Foreign fighters flood into Afghanistan
HUNDREDS of foreign Islamic fighters are gathering in Afghanistan ahead of the deployment of 4,000 British troops to the country in the spring. British intelligence sources have told The Scotsman Islamic radicals sympathetic to al-Qaeda see Afghanistan as their new frontline and are starting to shift the focus of their anti-western campaign from Iraq. The fighters, including Jordanians, Yemenis, Egyptians and Gulf Arabs, stepped up their campaign two months ago with a series of suicide bombings against NATO peacekeepers, United States troops and Afghan government leaders.

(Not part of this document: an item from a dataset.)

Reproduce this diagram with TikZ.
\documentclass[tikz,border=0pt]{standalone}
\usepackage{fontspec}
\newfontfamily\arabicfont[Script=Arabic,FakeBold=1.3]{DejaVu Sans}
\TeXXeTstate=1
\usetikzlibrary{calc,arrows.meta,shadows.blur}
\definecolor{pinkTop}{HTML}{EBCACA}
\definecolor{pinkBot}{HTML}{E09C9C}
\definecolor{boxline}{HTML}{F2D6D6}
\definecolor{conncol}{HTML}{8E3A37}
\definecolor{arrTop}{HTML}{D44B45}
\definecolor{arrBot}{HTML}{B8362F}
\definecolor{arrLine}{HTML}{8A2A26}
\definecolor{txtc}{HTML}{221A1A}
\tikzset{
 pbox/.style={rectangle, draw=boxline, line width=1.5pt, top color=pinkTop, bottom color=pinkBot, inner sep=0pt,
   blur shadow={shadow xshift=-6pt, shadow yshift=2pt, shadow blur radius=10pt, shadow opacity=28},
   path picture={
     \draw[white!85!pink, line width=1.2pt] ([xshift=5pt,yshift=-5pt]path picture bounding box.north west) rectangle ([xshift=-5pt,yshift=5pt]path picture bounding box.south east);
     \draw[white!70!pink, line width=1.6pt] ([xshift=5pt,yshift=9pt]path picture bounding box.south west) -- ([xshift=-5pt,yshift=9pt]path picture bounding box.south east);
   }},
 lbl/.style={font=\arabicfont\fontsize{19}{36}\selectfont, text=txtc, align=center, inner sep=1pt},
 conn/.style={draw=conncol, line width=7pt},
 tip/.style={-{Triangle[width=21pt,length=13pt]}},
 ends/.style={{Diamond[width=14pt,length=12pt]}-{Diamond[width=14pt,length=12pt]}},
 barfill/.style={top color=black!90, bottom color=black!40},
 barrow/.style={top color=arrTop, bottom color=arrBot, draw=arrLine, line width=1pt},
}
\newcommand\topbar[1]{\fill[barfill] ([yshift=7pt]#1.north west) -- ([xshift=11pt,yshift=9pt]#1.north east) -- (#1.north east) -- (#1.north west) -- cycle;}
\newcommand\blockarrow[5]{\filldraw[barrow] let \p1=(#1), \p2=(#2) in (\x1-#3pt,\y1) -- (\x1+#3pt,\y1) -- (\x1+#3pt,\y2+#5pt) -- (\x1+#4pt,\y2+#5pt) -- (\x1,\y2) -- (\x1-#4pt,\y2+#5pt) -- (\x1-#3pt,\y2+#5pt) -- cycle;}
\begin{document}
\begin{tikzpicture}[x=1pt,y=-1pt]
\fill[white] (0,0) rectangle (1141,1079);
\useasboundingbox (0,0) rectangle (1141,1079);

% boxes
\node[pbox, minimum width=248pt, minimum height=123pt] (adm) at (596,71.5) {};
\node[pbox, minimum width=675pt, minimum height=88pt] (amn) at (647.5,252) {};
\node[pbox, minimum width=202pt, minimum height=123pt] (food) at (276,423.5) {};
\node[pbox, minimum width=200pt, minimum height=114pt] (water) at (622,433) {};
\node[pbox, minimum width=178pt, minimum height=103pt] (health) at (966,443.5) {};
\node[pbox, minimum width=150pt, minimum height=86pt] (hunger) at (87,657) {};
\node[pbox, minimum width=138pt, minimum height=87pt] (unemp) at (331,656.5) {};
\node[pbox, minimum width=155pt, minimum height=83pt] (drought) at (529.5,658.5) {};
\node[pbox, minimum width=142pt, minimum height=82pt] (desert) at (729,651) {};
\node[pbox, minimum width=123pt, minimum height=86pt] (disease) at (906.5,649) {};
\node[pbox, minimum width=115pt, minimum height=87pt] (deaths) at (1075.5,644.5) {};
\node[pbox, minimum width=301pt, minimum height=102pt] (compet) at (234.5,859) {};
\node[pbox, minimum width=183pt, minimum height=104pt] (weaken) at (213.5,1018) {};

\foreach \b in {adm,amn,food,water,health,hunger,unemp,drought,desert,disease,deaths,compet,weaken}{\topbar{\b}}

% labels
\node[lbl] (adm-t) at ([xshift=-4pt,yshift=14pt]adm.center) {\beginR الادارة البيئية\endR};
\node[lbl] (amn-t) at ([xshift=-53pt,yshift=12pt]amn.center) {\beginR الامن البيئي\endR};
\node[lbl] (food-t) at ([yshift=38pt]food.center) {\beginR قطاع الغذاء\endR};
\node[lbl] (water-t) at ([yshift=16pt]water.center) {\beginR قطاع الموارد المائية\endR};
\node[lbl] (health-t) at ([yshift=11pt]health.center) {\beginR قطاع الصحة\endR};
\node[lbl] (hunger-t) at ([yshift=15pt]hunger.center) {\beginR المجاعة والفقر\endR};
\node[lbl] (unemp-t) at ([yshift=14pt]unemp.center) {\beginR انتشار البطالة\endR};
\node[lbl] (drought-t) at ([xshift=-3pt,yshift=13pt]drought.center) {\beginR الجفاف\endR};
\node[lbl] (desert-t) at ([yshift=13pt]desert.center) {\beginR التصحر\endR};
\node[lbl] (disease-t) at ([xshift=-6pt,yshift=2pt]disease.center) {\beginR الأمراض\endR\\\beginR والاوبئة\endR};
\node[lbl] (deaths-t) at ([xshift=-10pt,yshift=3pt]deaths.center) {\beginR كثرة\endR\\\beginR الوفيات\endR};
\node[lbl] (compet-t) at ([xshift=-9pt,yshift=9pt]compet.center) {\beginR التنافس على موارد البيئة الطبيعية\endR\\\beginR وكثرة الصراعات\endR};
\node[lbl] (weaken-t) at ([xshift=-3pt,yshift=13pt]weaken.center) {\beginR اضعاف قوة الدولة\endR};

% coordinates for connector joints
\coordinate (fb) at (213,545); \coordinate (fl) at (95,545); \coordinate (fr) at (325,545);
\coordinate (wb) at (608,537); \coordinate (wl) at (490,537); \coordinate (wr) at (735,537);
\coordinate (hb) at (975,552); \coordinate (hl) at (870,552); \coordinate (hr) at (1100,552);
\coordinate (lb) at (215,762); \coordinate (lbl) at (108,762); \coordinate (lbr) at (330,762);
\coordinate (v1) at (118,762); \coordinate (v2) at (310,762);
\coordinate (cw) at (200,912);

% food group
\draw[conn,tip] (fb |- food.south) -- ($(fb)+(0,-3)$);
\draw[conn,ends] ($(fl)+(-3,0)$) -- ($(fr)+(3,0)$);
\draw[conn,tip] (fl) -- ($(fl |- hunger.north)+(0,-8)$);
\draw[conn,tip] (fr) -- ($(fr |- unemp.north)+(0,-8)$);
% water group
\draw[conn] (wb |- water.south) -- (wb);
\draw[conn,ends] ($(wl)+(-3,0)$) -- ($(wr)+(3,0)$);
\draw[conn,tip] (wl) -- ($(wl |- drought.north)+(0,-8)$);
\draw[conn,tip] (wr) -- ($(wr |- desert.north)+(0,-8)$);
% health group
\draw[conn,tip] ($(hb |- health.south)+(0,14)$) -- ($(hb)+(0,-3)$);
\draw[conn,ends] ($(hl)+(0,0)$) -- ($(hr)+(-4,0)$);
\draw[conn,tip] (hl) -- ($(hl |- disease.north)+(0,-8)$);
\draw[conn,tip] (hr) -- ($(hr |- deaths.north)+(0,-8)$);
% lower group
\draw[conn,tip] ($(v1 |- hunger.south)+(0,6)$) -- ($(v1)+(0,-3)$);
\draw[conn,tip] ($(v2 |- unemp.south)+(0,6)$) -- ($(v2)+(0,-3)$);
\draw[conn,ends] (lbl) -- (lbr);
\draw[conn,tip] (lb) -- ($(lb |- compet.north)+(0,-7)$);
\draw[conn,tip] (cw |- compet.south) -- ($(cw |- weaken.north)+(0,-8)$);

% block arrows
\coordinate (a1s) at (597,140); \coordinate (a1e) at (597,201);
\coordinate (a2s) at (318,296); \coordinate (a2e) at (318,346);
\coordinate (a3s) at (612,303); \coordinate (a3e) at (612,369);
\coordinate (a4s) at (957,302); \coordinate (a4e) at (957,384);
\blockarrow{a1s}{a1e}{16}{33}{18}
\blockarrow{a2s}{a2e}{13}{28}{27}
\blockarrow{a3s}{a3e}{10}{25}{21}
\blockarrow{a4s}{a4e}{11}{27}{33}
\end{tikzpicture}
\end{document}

"Attacks in Afghanistan are now running at more than 500 a month - it's getting as dangerous for westerners as Iraq in some places," said a British officer involved in planning the NATO peacekeeping mission in the south-west of the country. Particularly worrying for British troops has been a spate of battles over the past month in the area where paratroopers of 16 Air Assault Brigade are due to deploy from April on peace-keeping and anti-drug duties. US special forces teams patrolling Helmand and Uruzgan provinces called in air support on five occasions over the past three weeks. RAF Harriers based in Khandahar joined in two of these incidents, in which large groups of insurgents openly battled with US troops and allied Afghan forces.